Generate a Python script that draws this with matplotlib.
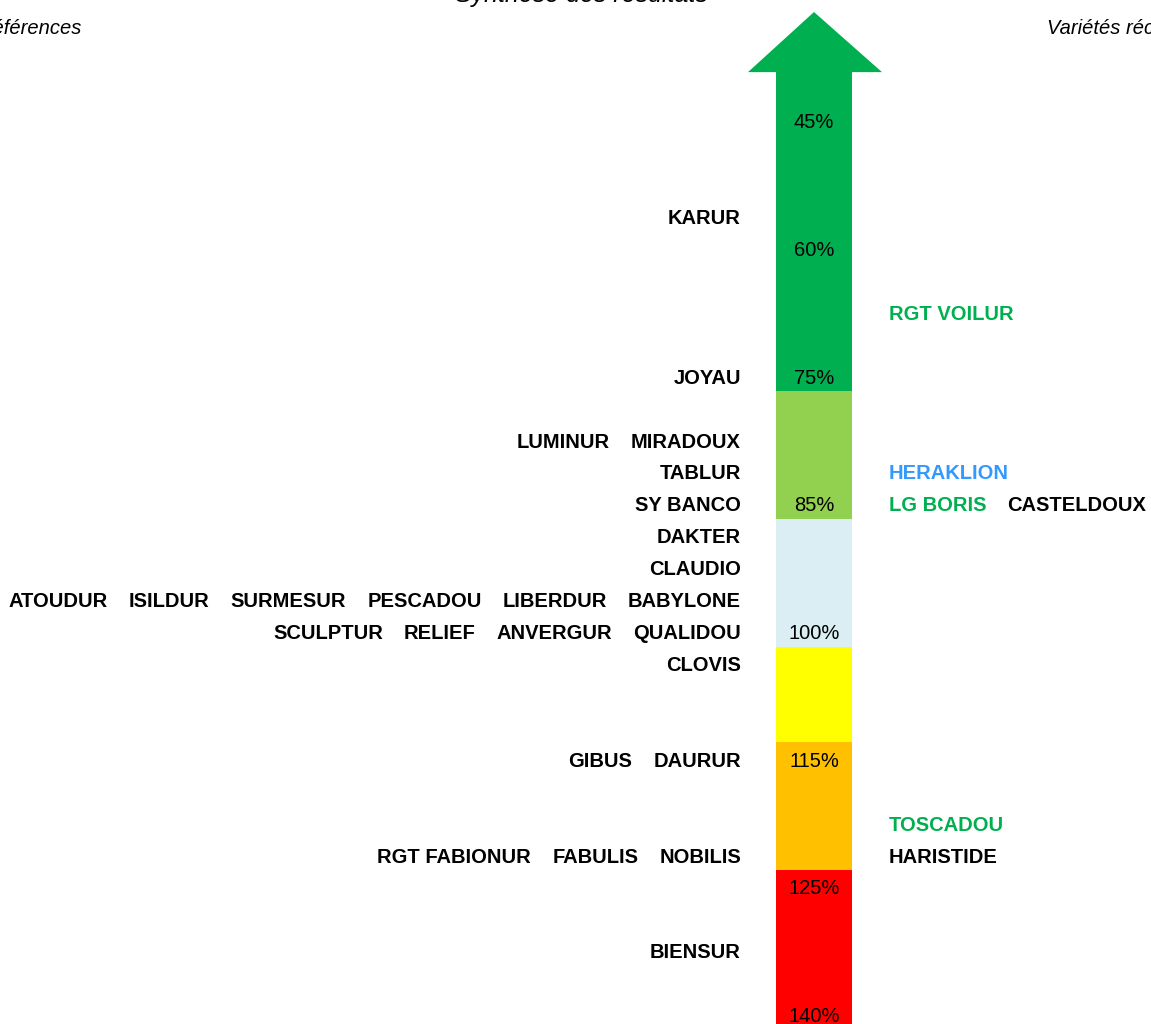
import matplotlib
matplotlib.use("Agg")
import matplotlib.pyplot as plt
from matplotlib.patches import Polygon, Rectangle

plt.rcParams['font.family'] = ['Liberation Sans', 'DejaVu Sans']

# échelle (lignes du tableau) et pourcentages affichés dans la flèche
pct_rows = [0, 4, 8, 12, 16, 20, 24, 28]
pct_values = [45, 60, 75, 85, 100, 115, 125, 140]

# bandes de couleur (limites en lignes)
band_edges = [-1.5, 8.5, 12.5, 16.5, 19.5, 23.5, 29]
band_colors = ['#00B050', '#92D050', '#DAEEF3', '#FFFF00', '#FFC000', '#FF0000']

# variétés de référence (à gauche)
ref_rows = [3, 8, 10, 11, 12, 13, 14, 15, 16, 17, 20, 23, 26]
ref_names = [
    ['KARUR'],
    ['JOYAU'],
    ['LUMINUR', 'MIRADOUX'],
    ['TABLUR'],
    ['SY BANCO'],
    ['DAKTER'],
    ['CLAUDIO'],
    ['ATOUDUR', 'ISILDUR', 'SURMESUR', 'PESCADOU', 'LIBERDUR', 'BABYLONE'],
    ['SCULPTUR', 'RELIEF', 'ANVERGUR', 'QUALIDOU'],
    ['CLOVIS'],
    ['GIBUS', 'DAURUR'],
    ['RGT FABIONUR', 'FABULIS', 'NOBILIS'],
    ['BIENSUR'],
]

# variétés récentes (à droite)
new_rows = [6, 11, 12, 22, 23]
new_names = [
    ['RGT VOILUR'],
    ['HERAKLION'],
    ['LG BORIS', 'CASTELDOUX'],
    ['TOSCADOU'],
    ['HARISTIDE'],
]
new_colors = [
    ['#00B050'],
    ['#3399FF'],
    ['#00B050', 'black'],
    ['#00B050'],
    ['black'],
]

W, H = 1151, 1024
row0, row_h = 120, 31.92
dy = 0.09  # petit décalage vertical des textes

fig = plt.figure(figsize=(W / 100, H / 100), dpi=100)
ax = fig.add_axes([0, 0, 1, 1])
ax.set_xlim(0, W)
ax.set_ylim((H - row0) / row_h, -row0 / row_h)
ax.axis('off')

bar_left, bar_right = 776, 852
bar_mid = (bar_left + bar_right) / 2

# bandes de la flèche
for top, bottom, c in zip(band_edges[:-1], band_edges[1:], band_colors):
    ax.add_patch(Rectangle((bar_left, top), bar_right - bar_left, bottom - top,
                           facecolor=c, edgecolor='none'))

# pointe de la flèche
tip = (12 - row0) / row_h
ax.add_patch(Polygon([(748, band_edges[0]), (882, band_edges[0]), (bar_mid, tip)],
                     closed=True, facecolor=band_colors[0], edgecolor='none'))

fs = 14.5
for r, v in zip(pct_rows, pct_values):
    ax.text(bar_mid, r + dy, f'{v}%', ha='center', va='center', fontsize=fs, color='black')

gap = 21

# références : alignées à droite
for r, names in zip(ref_rows, ref_names):
    t = ax.text(741, r + dy, names[-1], ha='right', va='center', fontsize=fs,
                fontweight='bold', color='black')
    for n in reversed(names[:-1]):
        t = ax.annotate(n, xy=(0, 0.5), xycoords=t, xytext=(-gap, 0),
                        textcoords='offset pixels', ha='right', va='center',
                        fontsize=fs, fontweight='bold', color='black')

# variétés récentes : alignées à gauche
for r, names, cols in zip(new_rows, new_names, new_colors):
    t = ax.text(889, r + dy, names[0], ha='left', va='center', fontsize=fs,
                fontweight='bold', color=cols[0])
    for n, c in zip(names[1:], cols[1:]):
        t = ax.annotate(n, xy=(1, 0.5), xycoords=t, xytext=(gap, 0),
                        textcoords='offset pixels', ha='left', va='center',
                        fontsize=fs, fontweight='bold', color=c)

# en-têtes (coupés par le cadre, comme dans l'original)
head_row = (28 - row0) / row_h
ax.text(82, head_row, 'Références', ha='right', va='center', fontsize=fs,
        style='italic', color='black')
ax.text(1047, head_row, 'Variétés récentes', ha='left', va='center', fontsize=fs,
        style='italic', color='black')
ax.text(455, (2 - row0) / row_h, 'Synthèse des résultats', ha='left', va='baseline',
        fontsize=18, style='italic', color='black')

fig.savefig('out.png', dpi=100)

Required work
Please reproduce the listing exactly from its opening line through the line that contains "facecolor=c, edgecolor='none'))", both included, with all pictures omitted.

Complete answer
Generate a Python script that draws this with matplotlib.
import matplotlib
matplotlib.use("Agg")
import matplotlib.pyplot as plt
from matplotlib.patches import Polygon, Rectangle

plt.rcParams['font.family'] = ['Liberation Sans', 'DejaVu Sans']

# échelle (lignes du tableau) et pourcentages affichés dans la flèche
pct_rows = [0, 4, 8, 12, 16, 20, 24, 28]
pct_values = [45, 60, 75, 85, 100, 115, 125, 140]

# bandes de couleur (limites en lignes)
band_edges = [-1.5, 8.5, 12.5, 16.5, 19.5, 23.5, 29]
band_colors = ['#00B050', '#92D050', '#DAEEF3', '#FFFF00', '#FFC000', '#FF0000']

# variétés de référence (à gauche)
ref_rows = [3, 8, 10, 11, 12, 13, 14, 15, 16, 17, 20, 23, 26]
ref_names = [
    ['KARUR'],
    ['JOYAU'],
    ['LUMINUR', 'MIRADOUX'],
    ['TABLUR'],
    ['SY BANCO'],
    ['DAKTER'],
    ['CLAUDIO'],
    ['ATOUDUR', 'ISILDUR', 'SURMESUR', 'PESCADOU', 'LIBERDUR', 'BABYLONE'],
    ['SCULPTUR', 'RELIEF', 'ANVERGUR', 'QUALIDOU'],
    ['CLOVIS'],
    ['GIBUS', 'DAURUR'],
    ['RGT FABIONUR', 'FABULIS', 'NOBILIS'],
    ['BIENSUR'],
]

# variétés récentes (à droite)
new_rows = [6, 11, 12, 22, 23]
new_names = [
    ['RGT VOILUR'],
    ['HERAKLION'],
    ['LG BORIS', 'CASTELDOUX'],
    ['TOSCADOU'],
    ['HARISTIDE'],
]
new_colors = [
    ['#00B050'],
    ['#3399FF'],
    ['#00B050', 'black'],
    ['#00B050'],
    ['black'],
]

W, H = 1151, 1024
row0, row_h = 120, 31.92
dy = 0.09  # petit décalage vertical des textes

fig = plt.figure(figsize=(W / 100, H / 100), dpi=100)
ax = fig.add_axes([0, 0, 1, 1])
ax.set_xlim(0, W)
ax.set_ylim((H - row0) / row_h, -row0 / row_h)
ax.axis('off')

bar_left, bar_right = 776, 852
bar_mid = (bar_left + bar_right) / 2

# bandes de la flèche
for top, bottom, c in zip(band_edges[:-1], band_edges[1:], band_colors):
    ax.add_patch(Rectangle((bar_left, top), bar_right - bar_left, bottom - top,
                           facecolor=c, edgecolor='none'))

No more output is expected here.